Would it be a cop-out to say I think this changes with every book?  I’ve written books that have benefited from outside readers all the way through the process.  And other books I felt I couldn’t show any of until I was very far along, if not finished with a first draft.

My readers change with each book, depending on the needs of that book — I try to choose writer and editor friends who will be at once sympathetic to the form and subject matter, and at the same time, critically discerning. My husband is the only through line for me in all of this. I will often read work aloud to him when it’s in process. This is because I feel tremendously safe, I know he wants only the best for my work, and we’re really in it together.
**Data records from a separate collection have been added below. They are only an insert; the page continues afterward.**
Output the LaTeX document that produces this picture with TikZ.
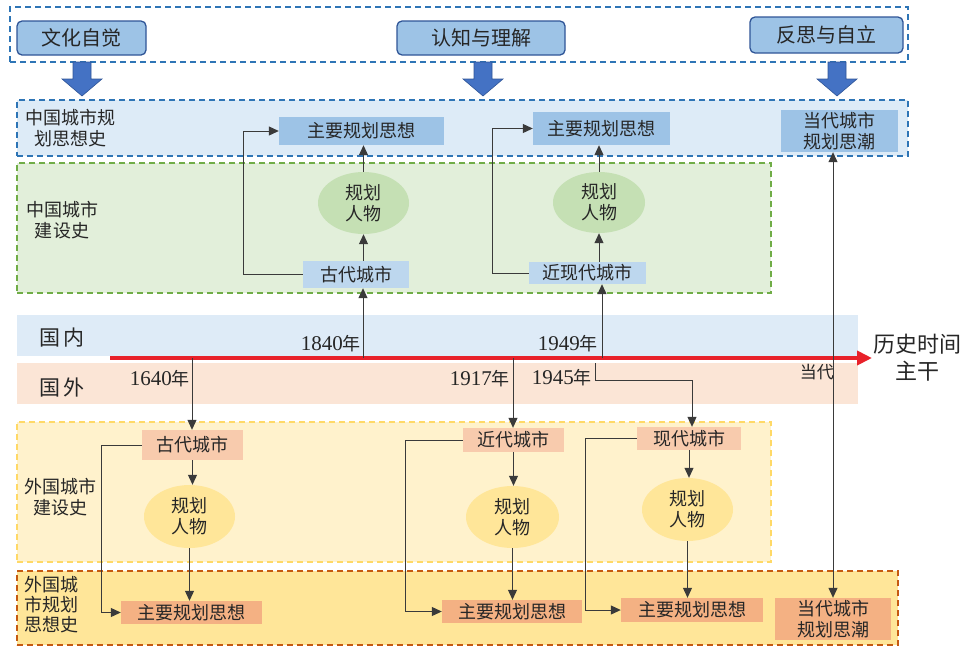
\documentclass[tikz,border=0pt]{standalone}
\usepackage{fontspec}
\setmainfont{Liberation Serif}
\newfontfamily\cjk{Noto Sans CJK SC}
\usetikzlibrary{arrows.meta,shapes.geometric}
\definecolor{txt}{HTML}{262626}
\definecolor{dashblue}{HTML}{2E75B6}
\definecolor{btnfill}{HTML}{9DC3E6}
\definecolor{btndraw}{HTML}{2F5597}
\definecolor{arrowblue}{HTML}{4472C4}
\definecolor{paleblue}{HTML}{DDEBF7}
\definecolor{midblue}{HTML}{9DC3E6}
\definecolor{lightblue}{HTML}{BDD7EE}
\definecolor{greenfill}{HTML}{E2EFDA}
\definecolor{greendraw}{HTML}{70AD47}
\definecolor{greenell}{HTML}{C5E0B4}
\definecolor{bandblue}{HTML}{DEEBF7}
\definecolor{bandpink}{HTML}{FBE5D6}
\definecolor{redline}{HTML}{E8212A}
\definecolor{yelfill}{HTML}{FFF2CC}
\definecolor{yeldraw}{HTML}{FFD966}
\definecolor{yelell}{HTML}{FFE699}
\definecolor{orgfill}{HTML}{FFE699}
\definecolor{orgdraw}{HTML}{C55A11}
\definecolor{peach}{HTML}{F8CBAD}
\definecolor{salmon}{HTML}{F4B183}
\definecolor{conn}{HTML}{3A3A3A}
\newcommand{\nian}{{\cjk\fontsize{18}{18}\selectfont 年}}
\begin{document}
\begin{tikzpicture}[x=1pt,y=-1pt,
  container/.style={rectangle, inner sep=0pt, dash pattern=on 6pt off 4pt, line width=1.5pt},
  btn/.style={rectangle, rounded corners=5pt, fill=btnfill, draw=btndraw, line width=1.3pt, inner sep=0pt, text=txt, font=\cjk\fontsize{20}{22}\selectfont},
  cbox/.style={rectangle, inner sep=0pt, align=center, text=txt, font=\cjk\fontsize{18}{21}\selectfont},
  pers/.style={ellipse, inner sep=0pt, align=center, text=txt, font=\cjk\fontsize{18}{21}\selectfont},
  lbl/.style={inner sep=0pt, align=center, text=txt, font=\cjk\fontsize{18}{21}\selectfont},
  biglbl/.style={inner sep=0pt, align=center, text=txt, font=\cjk\fontsize{21}{27}\selectfont},
  yearlbl/.style={inner sep=0pt, text=txt, font=\fontsize{21}{21}\selectfont},
  arr/.style={draw=conn, line width=1pt, -{Triangle[length=10pt,width=9pt]}},
  line/.style={draw=conn, line width=1pt}
]
\useasboundingbox (0,0) rectangle (968,646);

% ---------- top row ----------
\node[container, draw=dashblue, minimum width=898pt, minimum height=55pt] (topbox) at (459,34.5) {};
\node[btn, minimum width=129pt, minimum height=34pt] (b1) at (81.5,38) {文化自觉};
\node[btn, minimum width=168pt, minimum height=34pt] (b2) at (481,38) {认知与理解};
\node[btn, minimum width=153pt, minimum height=36pt] (b3) at (826.5,35) {反思与自立};
\foreach \x in {82,483,837}
  \filldraw[fill=arrowblue, draw=btndraw, line width=0.6pt]
    (\x-9,62) -- (\x+9,62) -- (\x+9,79) -- (\x+20,79) -- (\x,96) -- (\x-20,79) -- (\x-9,79) -- cycle;

% ---------- Chinese planning thought ----------
\node[container, draw=dashblue, fill=paleblue, minimum width=891pt, minimum height=56pt] (cnthink) at (462.5,128) {};
\node[lbl] (cnthinklbl) at (70,128) {中国城市规\\划思想史};
\node[cbox, fill=midblue, minimum width=165pt, minimum height=28pt] (cm1) at (361.5,131) {主要规划思想};
\node[cbox, fill=midblue, minimum width=137pt, minimum height=33pt] (cm2) at (601.5,128.5) {主要规划思想};
\node[cbox, fill=midblue, minimum width=117pt, minimum height=42pt] (cmod) at (839.5,131) {当代城市\\规划思潮};

% ---------- Chinese construction ----------
\node[container, draw=greendraw, fill=greenfill, minimum width=754pt, minimum height=130pt] (cnbuild) at (394,228) {};
\node[lbl] (cnbuildlbl) at (62,220) {中国城市\\建设史};
\node[pers, fill=greenell, minimum width=91pt, minimum height=62pt] (ce1) at (363.5,203) {规划\\人物};
\node[pers, fill=greenell, minimum width=92pt, minimum height=61pt] (ce2) at (599,202.5) {规划\\人物};
\node[cbox, fill=lightblue, minimum width=106pt, minimum height=27pt] (cc1) at (356,274.5) {古代城市};
\node[cbox, fill=lightblue, minimum width=117pt, minimum height=22pt] (cc2) at (587.5,273) {近现代城市};

% ---------- timeline bands ----------
\node[rectangle, inner sep=0pt, fill=bandblue, minimum width=841pt, minimum height=41pt] (domestic) at (437.5,335.5) {};
\node[rectangle, inner sep=0pt, fill=bandpink, minimum width=841pt, minimum height=41pt] (foreign) at (437.5,383.5) {};
\node[biglbl] (dlbl) at (62,338) {国\hspace{4pt}内};
\node[biglbl] (flbl) at (62,388) {国\hspace{4pt}外};
\coordinate (tl0) at (110,358);
\coordinate (tl1) at (872,358);
\draw[redline, line width=4.5pt, -{Triangle[length=15pt,width=14pt]}] (tl0) -- (tl1);
\node[biglbl, font=\cjk\fontsize{22}{27}\selectfont] (mainlbl) at (917,358) {历史时间\\主干};

\node[yearlbl, anchor=base east] (y1840) at (361,350) {1840\nian};
\node[yearlbl, anchor=base east] (y1949) at (598,350) {1949\nian};
\node[yearlbl, anchor=base east] (y1640) at (190,385) {1640\nian};
\node[yearlbl, anchor=base east] (y1917) at (510,385) {1917\nian};
\node[yearlbl, anchor=base east] (y1945) at (592,384) {1945\nian};
\node[lbl, font=\cjk\fontsize{17}{20}\selectfont, anchor=east] (ddlbl) at (834,372.5) {当代};

\coordinate (t1840) at (363,358);
\coordinate (t1949) at (602,358);
\coordinate (t1640) at (192,358);
\coordinate (t1917) at (513,358);
\coordinate (t1945) at (595,363);
\coordinate (t1945b) at (595,380);
\coordinate (t1945c) at (692,380);

% ---------- foreign construction ----------
\node[container, draw=yeldraw, fill=yelfill, minimum width=754pt, minimum height=140pt] (fobuild) at (394,492) {};
\node[lbl] (fobuildlbl) at (60,497) {外国城市\\建设史};
\node[cbox, fill=peach, minimum width=101pt, minimum height=30pt] (fc1) at (192.5,445) {古代城市};
\node[cbox, fill=peach, minimum width=101pt, minimum height=24pt] (fc2) at (513.5,440) {近代城市};
\node[cbox, fill=peach, minimum width=104pt, minimum height=23pt] (fc3) at (689,438.5) {现代城市};
\node[pers, fill=yelell, minimum width=91pt, minimum height=63pt] (fe1) at (189.5,516.5) {规划\\人物};
\node[pers, fill=yelell, minimum width=93pt, minimum height=62pt] (fe2) at (512.5,517) {规划\\人物};
\node[pers, fill=yelell, minimum width=91pt, minimum height=63pt] (fe3) at (687.5,509.5) {规划\\人物};

% ---------- foreign planning thought ----------
\node[container, draw=orgdraw, fill=orgfill, minimum width=881pt, minimum height=74pt] (fothink) at (457.5,608) {};
\node[lbl, font=\cjk\fontsize{18}{20}\selectfont] (fothinklbl) at (51,605) {外国城\\市规划\\思想史};
\node[cbox, fill=salmon, minimum width=141pt, minimum height=23pt] (fm1) at (191.5,612.5) {主要规划思想};
\node[cbox, fill=salmon, minimum width=140pt, minimum height=23pt] (fm2) at (512,611.5) {主要规划思想};
\node[cbox, fill=salmon, minimum width=142pt, minimum height=24pt] (fm3) at (692,610) {主要规划思想};
\node[cbox, fill=salmon, minimum width=116pt, minimum height=42pt] (fmod) at (833,619) {当代城市\\规划思潮};

% ---------- connectors: China ----------
\draw[arr] (t1840) -- (t1840 |- cc1.south);
\draw[arr] (cc1.north -| ce1.south) -- (ce1.south);
\draw[arr] (ce1.north) -- (ce1.north |- cm1.south);
\draw[arr] (cc1.west) -- ++(-59,0) |- (cm1.west);
\draw[arr] (t1949) -- (t1949 |- cc2.south);
\draw[arr] (cc2.north -| ce2.south) -- (ce2.south);
\draw[arr] (ce2.north) -- (ce2.north |- cm2.south);
\draw[arr] (cc2.west) -- ++(-36,0) |- (cm2.west);
\draw[arr, {Triangle[length=10pt,width=9pt]}-{Triangle[length=10pt,width=9pt]}] (cmod.south -| fmod.north) -- (fmod.north);

% ---------- connectors: foreign ----------
\draw[arr] (t1640) -- (t1640 |- fc1.north);
\draw[arr] (fc1.south) -- (fc1.south |- fe1.north);
\draw[arr] (fe1.south) -- (fe1.south |- fm1.north);
\draw[arr] (fc1.west) -- ++(-40,0) |- (fm1.west);
\draw[arr] (t1917) -- (t1917 |- fc2.north);
\draw[arr] (fc2.south) -- (fc2.south |- fe2.north);
\draw[arr] (fe2.south) -- (fe2.south |- fm2.north);
\draw[arr] (fc2.west) -- ++(-57,0) |- (fm2.west);
\draw[arr] (t1945) -- (t1945b) -- (t1945c) -- (t1945c |- fc3.north);
\draw[arr] (fc3.south) -- (fc3.south |- fe3.north);
\draw[arr] (fe3.south) -- (fe3.south |- fm3.north);
\draw[arr] (fc3.west) -- ++(-51,0) |- (fm3.west);
\end{tikzpicture}
\end{document}
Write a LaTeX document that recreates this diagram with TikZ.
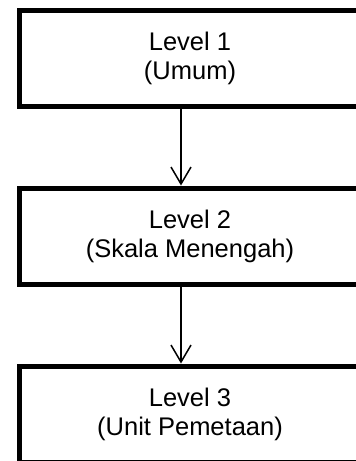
\documentclass[tikz,border=0pt]{standalone}
\usepackage{fontspec}
\setmainfont{Liberation Sans}
\usetikzlibrary{arrows.meta}
\tikzset{
  levelbox/.style={draw=black, line width=5pt, fill=white,
    minimum width=341pt, minimum height=96pt, align=center,
    font=\fontsize{25.5pt}{29pt}\selectfont, inner sep=0pt},
  flow/.style={line width=1.5pt, -{Straight Barb[length=17pt,width=20pt,line width=1.5pt]}}
}
\begin{document}
\begin{tikzpicture}[x=1pt,y=1pt]
  \useasboundingbox (0,0) rectangle (356,-461);
  \fill[white] (0,0) rectangle (356,-461);
  \node[levelbox] (l1) at (190,-58)  {Level 1\\(Umum)};
  \node[levelbox] (l2) at (190,-236) {Level 2\\(Skala Menengah)};
  \node[levelbox] (l3) at (190,-414) {Level 3\\(Unit Pemetaan)};
  \draw[flow] ([xshift=-9pt]l1.south) -- ([xshift=-9pt]l2.north);
  \draw[flow] ([xshift=-9pt]l2.south) -- ([xshift=-9pt]l3.north);
\end{tikzpicture}
\end{document}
I once showed pages of a novel too early to someone in my professional life, and I regret having done so. It sidelined a novel that I’d been loving working on.  Now, it’s possible that this person saved me time — that the book really wasn’t working.  But I remain with the sense that it was my own insecurity and anxiety that had me showing it too early — and I’m still not sure I was right to put it aside.  But I felt I had lost the magic.

Cynthia Ozick says this great thing in an old Paris Review interview about talking about the work too soon: “I have lost stories,” she says, “and many starts of novels before.  Not always as punishment for 'telling,' but more often as a result of something having gone cold or dead because of a hiatus. Telling, you see, is the same as a hiatus.  It means you’re not doing it.”  I love that.  When I share work too soon, or talk about it too much (or really, at all) it’s dangerous. But just because I know better doesn’t always mean that I practice what I preach.

You’ve written several novels and memoirs and now a writing book. What’s next?

After my answer to the last question, is there any way I can possibly answer this one? No. Not another word out of me.